▶ _Brief_
Copy the data below exactly, omitting any picture it contains.
## Start Items
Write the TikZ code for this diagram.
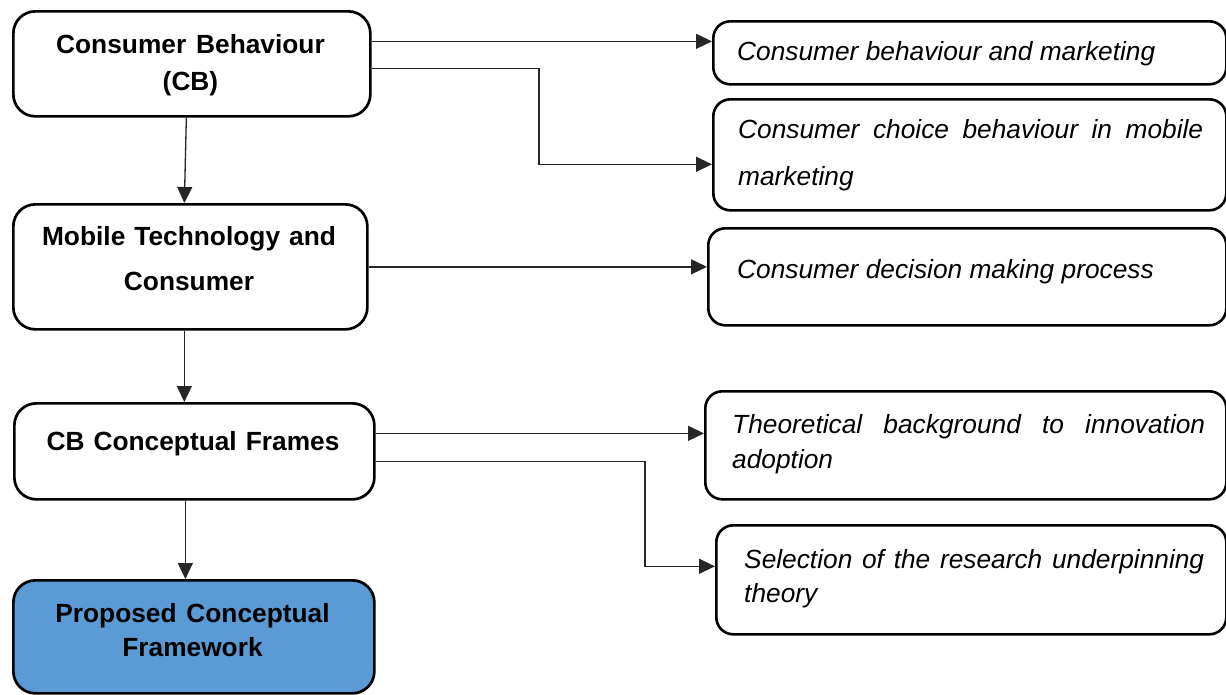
\documentclass[tikz,border=0pt]{standalone}
\usepackage{fontspec}
\setmainfont{Liberation Sans}
\usetikzlibrary{arrows.meta}
\definecolor{boxblue}{RGB}{91,155,213}
\newcommand\jline[2]{\makebox[#1][s]{\spaceskip=0pt\xspaceskip=0pt #2}}
\begin{document}
\begin{tikzpicture}[x=1pt,y=-1pt,
  lbox/.style={draw=black, line width=2.7pt, rounded corners=22pt, inner sep=0pt, anchor=north west},
  rbox/.style={draw=black, line width=2.6pt, rounded corners=17pt, inner sep=0pt, anchor=north west},
  conn/.style={draw=black!85, line width=1.3pt, -{Triangle[length=16pt,width=15pt]}},
  ltext/.style={font=\bfseries\fontsize{26.3}{#1}\selectfont, align=center, text width=345pt, inner sep=0pt, anchor=base,
    execute at begin node={\spaceskip=0pt\xspaceskip=0pt}},
  ltext/.default=37,
  rtext/.style={font=\itshape\fontsize{26.3}{#1}\selectfont, align=left, inner sep=0pt, anchor=base west,
    execute at begin node={\spaceskip=0pt\xspaceskip=0pt}},
  rtext/.default=35]
\fill[white] (0,0) rectangle (1226,694);
\useasboundingbox (0,0) rectangle (1226,694);

% left boxes
\node[lbox, minimum width=357pt, minimum height=105pt] (B1) at (12,10) {};
\node[lbox, minimum width=354pt, minimum height=125pt] (B2) at (12,203) {};
\node[lbox, minimum width=360pt, minimum height=96pt] (B3) at (13,402) {};
\node[lbox, fill=boxblue, minimum width=361pt, minimum height=113pt] (B4) at (12,579) {};

% right boxes
\node[rbox, minimum width=513pt, minimum height=63pt] (R1) at (712,20) {};
\node[rbox, minimum width=513pt, minimum height=111pt] (R2) at (712,98) {};
\node[rbox, minimum width=518pt, minimum height=97pt] (R3) at (707,227) {};
\node[rbox, minimum width=521pt, minimum height=108pt] (R4) at (704,390) {};
\node[rbox, minimum width=510pt, minimum height=109pt] (R5) at (715,524) {};

% left texts
\node[ltext=37] (T1) at (190.5,53) {Consumer Behaviour\\(CB)};
\node[ltext=45] (T2) at (189,245) {Mobile Technology and\\Consumer};
\node[ltext] (T3) at (193,450) {CB Conceptual Frames};
\node[ltext=34] (T4) at (192.5,622) {Proposed Conceptual\\Framework};

% right texts
\node[rtext] (S1) at (737,60) {Consumer behaviour and marketing};
\node[rtext=47, text width=470pt] (S2) at (738,138) {\jline{465pt}{Consumer choice behaviour in mobile}\\marketing};
\node[rtext] (S3) at (737,278) {Consumer decision making process};
\node[rtext=35, text width=478pt] (S4) at (732,433) {\jline{473pt}{Theoretical background to innovation}\\adoption};
\node[rtext=34, text width=465pt] (S5) at (744,568) {\jline{460pt}{Selection of the research underpinning}\\theory};

% connectors
\coordinate (a1) at ([yshift=22.5pt]B1.east);
\draw[conn] (a1) -- (a1 -| R1.west);

\coordinate (a2) at ([yshift=-4.5pt]B1.east);
\coordinate (t2) at ([yshift=-9.5pt]R2.west);
\coordinate (k2) at (539,0);
\draw[conn] (a2) -- (a2 -| k2) -- (k2 |- t2) -- (t2);

\draw[conn] (B2.east) -- (B2.east -| R3.west);

\coordinate (a4) at ([yshift=18pt]B3.east);
\draw[conn] (a4) -- (a4 -| R4.west);

\coordinate (a5) at ([yshift=-10pt]B3.east);
\coordinate (t5) at ([yshift=13.5pt]R5.west);
\coordinate (k5) at (645,0);
\draw[conn] (a5) -- (a5 -| k5) -- (k5 |- t5) -- (t5);

\draw[conn] ([xshift=-5.5pt]B1.south) -- ([xshift=-6pt]B2.north);
\draw[conn] ([xshift=-6pt]B2.south) -- ([xshift=-10pt]B3.north);
\draw[conn] ([xshift=-9pt]B3.south) -- ([xshift=-8.5pt]B4.north);
\end{tikzpicture}
\end{document}
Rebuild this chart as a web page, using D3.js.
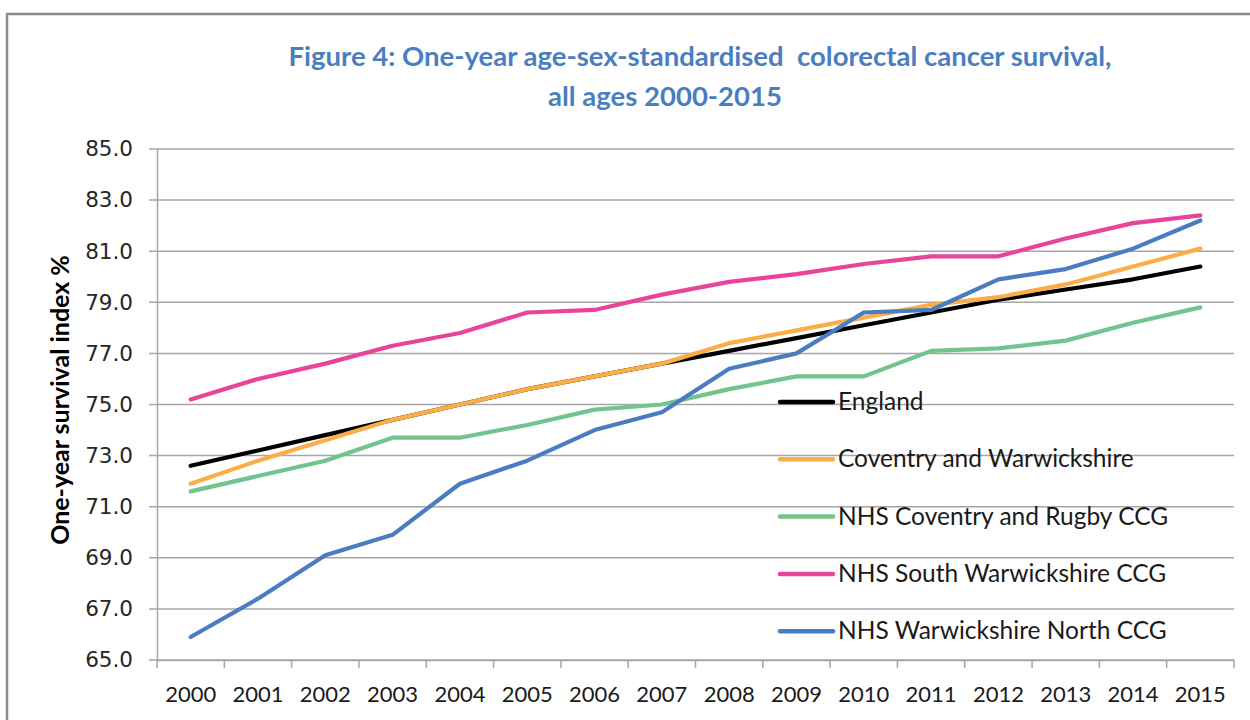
## End Items
▶ _Output of the task_
Write the TikZ code for this diagram.
\documentclass[tikz,border=0pt]{standalone}
\usepackage{fontspec}
\setmainfont{Liberation Sans}
\usetikzlibrary{arrows.meta}
\definecolor{boxblue}{RGB}{91,155,213}
\newcommand\jline[2]{\makebox[#1][s]{\spaceskip=0pt\xspaceskip=0pt #2}}
\begin{document}
\begin{tikzpicture}[x=1pt,y=-1pt,
  lbox/.style={draw=black, line width=2.7pt, rounded corners=22pt, inner sep=0pt, anchor=north west},
  rbox/.style={draw=black, line width=2.6pt, rounded corners=17pt, inner sep=0pt, anchor=north west},
  conn/.style={draw=black!85, line width=1.3pt, -{Triangle[length=16pt,width=15pt]}},
  ltext/.style={font=\bfseries\fontsize{26.3}{#1}\selectfont, align=center, text width=345pt, inner sep=0pt, anchor=base,
    execute at begin node={\spaceskip=0pt\xspaceskip=0pt}},
  ltext/.default=37,
  rtext/.style={font=\itshape\fontsize{26.3}{#1}\selectfont, align=left, inner sep=0pt, anchor=base west,
    execute at begin node={\spaceskip=0pt\xspaceskip=0pt}},
  rtext/.default=35]
\fill[white] (0,0) rectangle (1226,694);
\useasboundingbox (0,0) rectangle (1226,694);

% left boxes
\node[lbox, minimum width=357pt, minimum height=105pt] (B1) at (12,10) {};
\node[lbox, minimum width=354pt, minimum height=125pt] (B2) at (12,203) {};
\node[lbox, minimum width=360pt, minimum height=96pt] (B3) at (13,402) {};
\node[lbox, fill=boxblue, minimum width=361pt, minimum height=113pt] (B4) at (12,579) {};

% right boxes
\node[rbox, minimum width=513pt, minimum height=63pt] (R1) at (712,20) {};
\node[rbox, minimum width=513pt, minimum height=111pt] (R2) at (712,98) {};
\node[rbox, minimum width=518pt, minimum height=97pt] (R3) at (707,227) {};
\node[rbox, minimum width=521pt, minimum height=108pt] (R4) at (704,390) {};
\node[rbox, minimum width=510pt, minimum height=109pt] (R5) at (715,524) {};

% left texts
\node[ltext=37] (T1) at (190.5,53) {Consumer Behaviour\\(CB)};
\node[ltext=45] (T2) at (189,245) {Mobile Technology and\\Consumer};
\node[ltext] (T3) at (193,450) {CB Conceptual Frames};
\node[ltext=34] (T4) at (192.5,622) {Proposed Conceptual\\Framework};

% right texts
\node[rtext] (S1) at (737,60) {Consumer behaviour and marketing};
\node[rtext=47, text width=470pt] (S2) at (738,138) {\jline{465pt}{Consumer choice behaviour in mobile}\\marketing};
\node[rtext] (S3) at (737,278) {Consumer decision making process};
\node[rtext=35, text width=478pt] (S4) at (732,433) {\jline{473pt}{Theoretical background to innovation}\\adoption};
\node[rtext=34, text width=465pt] (S5) at (744,568) {\jline{460pt}{Selection of the research underpinning}\\theory};

% connectors
\coordinate (a1) at ([yshift=22.5pt]B1.east);
\draw[conn] (a1) -- (a1 -| R1.west);

\coordinate (a2) at ([yshift=-4.5pt]B1.east);
\coordinate (t2) at ([yshift=-9.5pt]R2.west);
\coordinate (k2) at (539,0);
\draw[conn] (a2) -- (a2 -| k2) -- (k2 |- t2) -- (t2);

\draw[conn] (B2.east) -- (B2.east -| R3.west);

\coordinate (a4) at ([yshift=18pt]B3.east);
\draw[conn] (a4) -- (a4 -| R4.west);

\coordinate (a5) at ([yshift=-10pt]B3.east);
\coordinate (t5) at ([yshift=13.5pt]R5.west);
\coordinate (k5) at (645,0);
\draw[conn] (a5) -- (a5 -| k5) -- (k5 |- t5) -- (t5);

\draw[conn] ([xshift=-5.5pt]B1.south) -- ([xshift=-6pt]B2.north);
\draw[conn] ([xshift=-6pt]B2.south) -- ([xshift=-10pt]B3.north);
\draw[conn] ([xshift=-9pt]B3.south) -- ([xshift=-8.5pt]B4.north);
\end{tikzpicture}
\end{document}
Rebuild this chart as a web page, using D3.js.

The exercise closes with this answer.